■ DO THIS
Everything from the line with "Write the Chart.js code for this chart." through the line with "function ic(e, l, u)", inclusive, should be repeated exactly, except the pictures.
──────── RECORD EXCERPTS ────────
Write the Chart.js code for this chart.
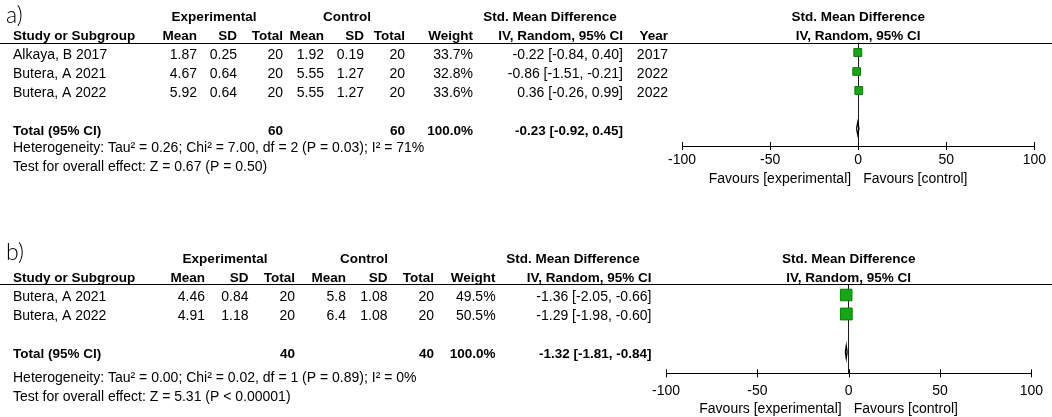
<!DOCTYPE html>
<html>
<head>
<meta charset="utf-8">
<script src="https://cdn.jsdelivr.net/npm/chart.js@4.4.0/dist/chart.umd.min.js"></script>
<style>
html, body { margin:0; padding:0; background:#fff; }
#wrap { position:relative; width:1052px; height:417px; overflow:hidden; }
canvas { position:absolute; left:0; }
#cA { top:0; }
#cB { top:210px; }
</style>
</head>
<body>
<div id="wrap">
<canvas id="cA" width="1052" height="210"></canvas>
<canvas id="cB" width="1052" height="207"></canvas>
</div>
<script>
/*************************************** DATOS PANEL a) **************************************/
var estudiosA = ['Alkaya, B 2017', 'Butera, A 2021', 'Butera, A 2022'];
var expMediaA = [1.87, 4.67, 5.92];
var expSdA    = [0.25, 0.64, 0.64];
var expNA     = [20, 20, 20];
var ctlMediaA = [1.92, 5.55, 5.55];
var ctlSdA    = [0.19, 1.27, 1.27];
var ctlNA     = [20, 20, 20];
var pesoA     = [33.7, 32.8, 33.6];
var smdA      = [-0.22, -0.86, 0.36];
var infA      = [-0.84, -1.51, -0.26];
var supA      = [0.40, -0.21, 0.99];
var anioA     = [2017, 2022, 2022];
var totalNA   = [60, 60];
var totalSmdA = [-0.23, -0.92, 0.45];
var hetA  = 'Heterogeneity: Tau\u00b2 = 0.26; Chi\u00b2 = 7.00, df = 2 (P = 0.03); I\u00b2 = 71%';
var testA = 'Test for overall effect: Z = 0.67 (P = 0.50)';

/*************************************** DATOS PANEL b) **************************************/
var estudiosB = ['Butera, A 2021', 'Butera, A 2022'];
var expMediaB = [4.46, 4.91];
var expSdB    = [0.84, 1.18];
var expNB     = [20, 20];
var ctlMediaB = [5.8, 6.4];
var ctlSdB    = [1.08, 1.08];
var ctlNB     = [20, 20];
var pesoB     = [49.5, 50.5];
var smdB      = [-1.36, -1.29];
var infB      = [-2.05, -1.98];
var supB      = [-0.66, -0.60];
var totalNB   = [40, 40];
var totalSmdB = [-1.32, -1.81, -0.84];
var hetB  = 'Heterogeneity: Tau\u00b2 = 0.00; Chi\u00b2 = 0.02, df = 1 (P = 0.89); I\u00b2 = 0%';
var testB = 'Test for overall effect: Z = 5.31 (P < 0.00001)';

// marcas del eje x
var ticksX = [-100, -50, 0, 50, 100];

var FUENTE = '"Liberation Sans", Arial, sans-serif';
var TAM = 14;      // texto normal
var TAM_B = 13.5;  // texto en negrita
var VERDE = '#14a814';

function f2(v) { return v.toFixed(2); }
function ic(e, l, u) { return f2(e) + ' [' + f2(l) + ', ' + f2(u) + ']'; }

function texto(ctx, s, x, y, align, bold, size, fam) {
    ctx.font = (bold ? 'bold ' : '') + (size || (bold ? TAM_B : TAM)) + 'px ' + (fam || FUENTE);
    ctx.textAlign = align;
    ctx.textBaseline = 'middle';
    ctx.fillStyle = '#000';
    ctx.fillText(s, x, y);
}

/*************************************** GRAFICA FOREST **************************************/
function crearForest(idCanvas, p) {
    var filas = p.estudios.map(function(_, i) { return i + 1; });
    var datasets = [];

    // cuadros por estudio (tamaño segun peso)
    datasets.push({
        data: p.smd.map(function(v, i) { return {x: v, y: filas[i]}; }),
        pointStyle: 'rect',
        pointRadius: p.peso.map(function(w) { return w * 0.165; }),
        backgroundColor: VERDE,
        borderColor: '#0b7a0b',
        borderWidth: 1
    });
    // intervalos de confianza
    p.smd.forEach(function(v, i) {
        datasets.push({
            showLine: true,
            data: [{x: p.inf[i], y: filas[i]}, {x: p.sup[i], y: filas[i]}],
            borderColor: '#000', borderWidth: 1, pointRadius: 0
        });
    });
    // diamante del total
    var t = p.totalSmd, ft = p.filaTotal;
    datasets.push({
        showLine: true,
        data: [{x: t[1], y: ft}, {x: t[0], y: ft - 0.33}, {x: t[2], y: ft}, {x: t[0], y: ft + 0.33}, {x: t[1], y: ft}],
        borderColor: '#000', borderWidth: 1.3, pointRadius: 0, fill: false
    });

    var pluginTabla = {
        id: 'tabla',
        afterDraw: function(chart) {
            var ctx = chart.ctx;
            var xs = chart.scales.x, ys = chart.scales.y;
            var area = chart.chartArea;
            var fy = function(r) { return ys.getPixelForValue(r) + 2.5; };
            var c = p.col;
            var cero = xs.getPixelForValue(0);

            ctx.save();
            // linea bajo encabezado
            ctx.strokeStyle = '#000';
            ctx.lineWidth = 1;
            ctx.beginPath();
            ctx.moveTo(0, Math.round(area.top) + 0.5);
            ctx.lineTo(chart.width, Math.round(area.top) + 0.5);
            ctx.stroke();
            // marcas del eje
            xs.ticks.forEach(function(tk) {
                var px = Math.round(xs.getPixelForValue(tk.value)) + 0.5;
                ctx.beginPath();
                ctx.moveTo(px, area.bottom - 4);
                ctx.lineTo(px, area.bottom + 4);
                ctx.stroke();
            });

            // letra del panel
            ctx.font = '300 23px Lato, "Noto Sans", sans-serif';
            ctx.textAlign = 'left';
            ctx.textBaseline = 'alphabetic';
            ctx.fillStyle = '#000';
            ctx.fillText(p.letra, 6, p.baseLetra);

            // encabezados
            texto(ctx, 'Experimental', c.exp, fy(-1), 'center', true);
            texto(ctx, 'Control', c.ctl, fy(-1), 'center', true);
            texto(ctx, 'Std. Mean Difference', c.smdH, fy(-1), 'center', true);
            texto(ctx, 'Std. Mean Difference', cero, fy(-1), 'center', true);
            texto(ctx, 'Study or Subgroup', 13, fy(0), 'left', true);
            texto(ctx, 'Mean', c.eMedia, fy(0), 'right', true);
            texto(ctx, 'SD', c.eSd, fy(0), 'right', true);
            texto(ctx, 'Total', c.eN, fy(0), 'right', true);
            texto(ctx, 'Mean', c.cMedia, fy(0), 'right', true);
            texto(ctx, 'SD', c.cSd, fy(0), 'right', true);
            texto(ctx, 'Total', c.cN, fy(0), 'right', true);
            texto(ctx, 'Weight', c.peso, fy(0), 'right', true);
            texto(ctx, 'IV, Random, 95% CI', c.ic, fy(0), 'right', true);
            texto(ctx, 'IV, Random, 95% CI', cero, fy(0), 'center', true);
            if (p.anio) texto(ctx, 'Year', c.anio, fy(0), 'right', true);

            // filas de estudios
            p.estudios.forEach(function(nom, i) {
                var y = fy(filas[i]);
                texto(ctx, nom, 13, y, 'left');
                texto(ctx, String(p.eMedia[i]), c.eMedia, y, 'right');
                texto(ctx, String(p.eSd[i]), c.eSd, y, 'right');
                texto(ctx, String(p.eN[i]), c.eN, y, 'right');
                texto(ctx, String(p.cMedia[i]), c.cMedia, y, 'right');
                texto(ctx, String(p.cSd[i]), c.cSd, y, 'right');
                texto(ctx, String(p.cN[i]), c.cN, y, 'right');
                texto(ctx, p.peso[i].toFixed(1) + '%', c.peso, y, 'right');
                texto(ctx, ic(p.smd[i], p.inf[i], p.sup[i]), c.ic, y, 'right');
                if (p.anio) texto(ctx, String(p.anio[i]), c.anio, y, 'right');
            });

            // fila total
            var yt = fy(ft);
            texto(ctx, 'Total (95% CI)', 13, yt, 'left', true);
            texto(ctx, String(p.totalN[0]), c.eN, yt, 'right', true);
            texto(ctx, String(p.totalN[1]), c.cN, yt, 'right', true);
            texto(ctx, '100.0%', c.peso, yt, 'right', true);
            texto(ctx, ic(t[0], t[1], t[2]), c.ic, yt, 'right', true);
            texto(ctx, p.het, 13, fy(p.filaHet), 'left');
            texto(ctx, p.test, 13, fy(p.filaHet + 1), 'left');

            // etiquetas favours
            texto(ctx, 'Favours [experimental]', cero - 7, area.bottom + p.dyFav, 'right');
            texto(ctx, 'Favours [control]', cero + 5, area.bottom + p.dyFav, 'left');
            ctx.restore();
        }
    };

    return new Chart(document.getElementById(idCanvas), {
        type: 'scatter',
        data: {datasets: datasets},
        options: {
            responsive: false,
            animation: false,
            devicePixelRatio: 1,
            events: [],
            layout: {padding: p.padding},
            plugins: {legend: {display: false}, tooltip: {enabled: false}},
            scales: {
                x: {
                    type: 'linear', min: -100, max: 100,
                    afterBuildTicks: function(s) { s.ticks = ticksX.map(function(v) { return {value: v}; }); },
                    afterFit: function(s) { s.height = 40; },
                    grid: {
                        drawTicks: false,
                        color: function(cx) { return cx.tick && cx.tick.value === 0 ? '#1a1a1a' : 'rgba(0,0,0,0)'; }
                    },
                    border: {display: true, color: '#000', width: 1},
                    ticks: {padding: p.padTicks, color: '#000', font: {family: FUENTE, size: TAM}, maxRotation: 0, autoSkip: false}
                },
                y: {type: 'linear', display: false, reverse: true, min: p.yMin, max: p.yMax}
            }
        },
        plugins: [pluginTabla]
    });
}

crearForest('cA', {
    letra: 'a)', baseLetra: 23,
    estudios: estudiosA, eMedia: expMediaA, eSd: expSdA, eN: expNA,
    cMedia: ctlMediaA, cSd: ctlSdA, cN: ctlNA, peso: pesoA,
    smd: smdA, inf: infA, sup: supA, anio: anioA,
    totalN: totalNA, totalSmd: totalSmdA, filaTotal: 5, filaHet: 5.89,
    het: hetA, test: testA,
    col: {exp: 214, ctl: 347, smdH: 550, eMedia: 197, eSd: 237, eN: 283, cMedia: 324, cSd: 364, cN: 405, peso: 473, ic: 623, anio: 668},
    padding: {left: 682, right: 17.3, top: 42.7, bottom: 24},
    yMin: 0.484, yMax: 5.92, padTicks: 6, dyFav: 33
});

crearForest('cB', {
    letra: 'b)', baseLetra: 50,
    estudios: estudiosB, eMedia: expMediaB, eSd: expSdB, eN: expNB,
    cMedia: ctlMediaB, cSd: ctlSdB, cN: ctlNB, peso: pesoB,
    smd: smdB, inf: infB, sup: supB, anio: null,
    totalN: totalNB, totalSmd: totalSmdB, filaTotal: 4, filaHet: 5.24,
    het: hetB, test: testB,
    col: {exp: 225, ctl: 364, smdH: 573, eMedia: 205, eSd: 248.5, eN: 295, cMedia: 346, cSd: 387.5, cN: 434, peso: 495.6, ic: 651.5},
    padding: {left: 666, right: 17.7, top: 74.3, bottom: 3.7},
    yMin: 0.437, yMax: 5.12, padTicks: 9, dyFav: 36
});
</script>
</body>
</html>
────────
──────── RECORD EXCERPTS ────────
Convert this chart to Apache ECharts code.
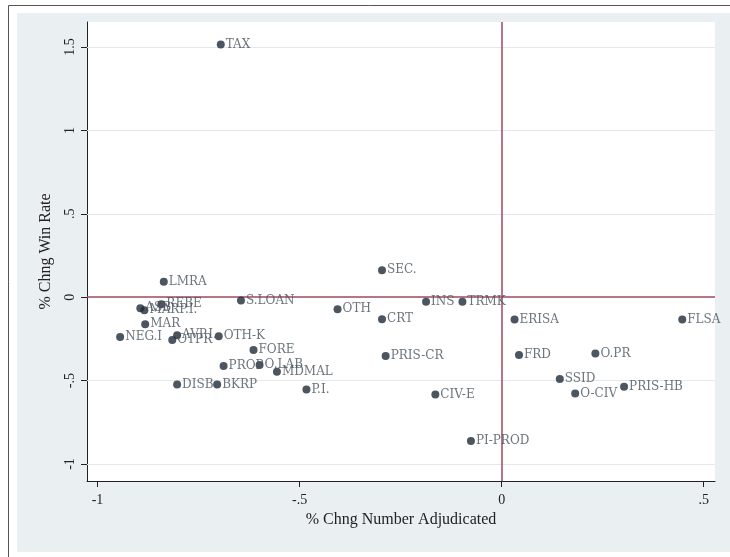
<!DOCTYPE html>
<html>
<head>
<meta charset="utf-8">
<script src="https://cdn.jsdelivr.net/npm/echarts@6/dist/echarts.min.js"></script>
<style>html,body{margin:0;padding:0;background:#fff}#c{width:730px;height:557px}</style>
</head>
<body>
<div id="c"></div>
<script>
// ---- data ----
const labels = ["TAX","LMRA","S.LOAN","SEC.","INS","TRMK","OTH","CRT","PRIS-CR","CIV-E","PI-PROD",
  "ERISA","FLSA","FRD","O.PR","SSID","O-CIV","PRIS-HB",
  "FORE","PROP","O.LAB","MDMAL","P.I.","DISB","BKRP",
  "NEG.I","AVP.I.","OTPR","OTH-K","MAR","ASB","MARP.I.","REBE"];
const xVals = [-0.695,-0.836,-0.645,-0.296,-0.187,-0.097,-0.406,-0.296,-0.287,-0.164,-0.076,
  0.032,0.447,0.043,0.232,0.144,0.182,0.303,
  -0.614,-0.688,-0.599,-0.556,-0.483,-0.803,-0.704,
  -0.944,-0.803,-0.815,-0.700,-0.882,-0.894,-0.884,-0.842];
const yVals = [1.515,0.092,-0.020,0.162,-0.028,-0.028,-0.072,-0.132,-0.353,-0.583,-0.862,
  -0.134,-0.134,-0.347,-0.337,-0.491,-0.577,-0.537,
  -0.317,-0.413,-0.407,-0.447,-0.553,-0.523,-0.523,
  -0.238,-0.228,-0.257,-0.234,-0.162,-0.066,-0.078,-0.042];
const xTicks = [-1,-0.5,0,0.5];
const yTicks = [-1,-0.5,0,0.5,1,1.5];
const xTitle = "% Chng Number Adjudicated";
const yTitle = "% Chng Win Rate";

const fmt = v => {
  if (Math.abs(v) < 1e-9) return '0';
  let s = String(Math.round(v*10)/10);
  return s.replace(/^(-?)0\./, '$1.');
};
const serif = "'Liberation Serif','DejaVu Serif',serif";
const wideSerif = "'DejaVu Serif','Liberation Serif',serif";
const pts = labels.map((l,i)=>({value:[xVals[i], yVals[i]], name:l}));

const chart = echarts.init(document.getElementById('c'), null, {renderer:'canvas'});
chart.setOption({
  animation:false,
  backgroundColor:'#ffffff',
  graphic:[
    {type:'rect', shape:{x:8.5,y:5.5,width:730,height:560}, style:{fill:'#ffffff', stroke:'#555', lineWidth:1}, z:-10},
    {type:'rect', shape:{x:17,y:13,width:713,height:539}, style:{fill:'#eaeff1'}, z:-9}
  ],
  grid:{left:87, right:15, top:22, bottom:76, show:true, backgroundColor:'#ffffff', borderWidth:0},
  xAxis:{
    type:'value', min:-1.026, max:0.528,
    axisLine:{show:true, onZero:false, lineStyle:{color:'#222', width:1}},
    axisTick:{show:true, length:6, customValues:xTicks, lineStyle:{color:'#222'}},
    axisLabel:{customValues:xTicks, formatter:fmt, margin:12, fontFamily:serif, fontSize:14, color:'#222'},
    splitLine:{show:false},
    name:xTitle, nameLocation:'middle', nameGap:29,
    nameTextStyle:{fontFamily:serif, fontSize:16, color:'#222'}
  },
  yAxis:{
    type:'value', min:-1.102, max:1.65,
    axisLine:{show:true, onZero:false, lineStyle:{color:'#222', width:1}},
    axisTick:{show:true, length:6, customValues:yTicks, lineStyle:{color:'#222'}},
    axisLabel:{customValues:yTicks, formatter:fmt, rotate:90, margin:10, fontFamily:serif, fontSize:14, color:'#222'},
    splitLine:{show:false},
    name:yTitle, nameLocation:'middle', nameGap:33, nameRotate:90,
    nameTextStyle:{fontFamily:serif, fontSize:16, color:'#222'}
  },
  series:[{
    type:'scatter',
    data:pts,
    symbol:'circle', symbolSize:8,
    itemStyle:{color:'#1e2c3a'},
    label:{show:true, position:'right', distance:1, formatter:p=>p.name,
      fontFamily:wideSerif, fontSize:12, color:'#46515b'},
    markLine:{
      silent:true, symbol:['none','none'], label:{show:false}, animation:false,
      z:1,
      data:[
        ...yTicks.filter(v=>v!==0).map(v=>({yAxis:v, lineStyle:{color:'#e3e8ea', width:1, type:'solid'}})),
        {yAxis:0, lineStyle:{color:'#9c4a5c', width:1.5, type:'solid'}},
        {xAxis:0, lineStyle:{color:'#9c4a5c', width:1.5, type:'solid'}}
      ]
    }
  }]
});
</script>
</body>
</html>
────────
■ EXERCISE OUTPUT
Write the Chart.js code for this chart.
<!DOCTYPE html>
<html>
<head>
<meta charset="utf-8">
<script src="https://cdn.jsdelivr.net/npm/chart.js@4.4.0/dist/chart.umd.min.js"></script>
<style>
html, body { margin:0; padding:0; background:#fff; }
#wrap { position:relative; width:1052px; height:417px; overflow:hidden; }
canvas { position:absolute; left:0; }
#cA { top:0; }
#cB { top:210px; }
</style>
</head>
<body>
<div id="wrap">
<canvas id="cA" width="1052" height="210"></canvas>
<canvas id="cB" width="1052" height="207"></canvas>
</div>
<script>
/*************************************** DATOS PANEL a) **************************************/
var estudiosA = ['Alkaya, B 2017', 'Butera, A 2021', 'Butera, A 2022'];
var expMediaA = [1.87, 4.67, 5.92];
var expSdA    = [0.25, 0.64, 0.64];
var expNA     = [20, 20, 20];
var ctlMediaA = [1.92, 5.55, 5.55];
var ctlSdA    = [0.19, 1.27, 1.27];
var ctlNA     = [20, 20, 20];
var pesoA     = [33.7, 32.8, 33.6];
var smdA      = [-0.22, -0.86, 0.36];
var infA      = [-0.84, -1.51, -0.26];
var supA      = [0.40, -0.21, 0.99];
var anioA     = [2017, 2022, 2022];
var totalNA   = [60, 60];
var totalSmdA = [-0.23, -0.92, 0.45];
var hetA  = 'Heterogeneity: Tau\u00b2 = 0.26; Chi\u00b2 = 7.00, df = 2 (P = 0.03); I\u00b2 = 71%';
var testA = 'Test for overall effect: Z = 0.67 (P = 0.50)';

/*************************************** DATOS PANEL b) **************************************/
var estudiosB = ['Butera, A 2021', 'Butera, A 2022'];
var expMediaB = [4.46, 4.91];
var expSdB    = [0.84, 1.18];
var expNB     = [20, 20];
var ctlMediaB = [5.8, 6.4];
var ctlSdB    = [1.08, 1.08];
var ctlNB     = [20, 20];
var pesoB     = [49.5, 50.5];
var smdB      = [-1.36, -1.29];
var infB      = [-2.05, -1.98];
var supB      = [-0.66, -0.60];
var totalNB   = [40, 40];
var totalSmdB = [-1.32, -1.81, -0.84];
var hetB  = 'Heterogeneity: Tau\u00b2 = 0.00; Chi\u00b2 = 0.02, df = 1 (P = 0.89); I\u00b2 = 0%';
var testB = 'Test for overall effect: Z = 5.31 (P < 0.00001)';

// marcas del eje x
var ticksX = [-100, -50, 0, 50, 100];

var FUENTE = '"Liberation Sans", Arial, sans-serif';
var TAM = 14;      // texto normal
var TAM_B = 13.5;  // texto en negrita
var VERDE = '#14a814';

function f2(v) { return v.toFixed(2); }
function ic(e, l, u) { return f2(e) + ' [' + f2(l) + ', ' + f2(u) + ']'; }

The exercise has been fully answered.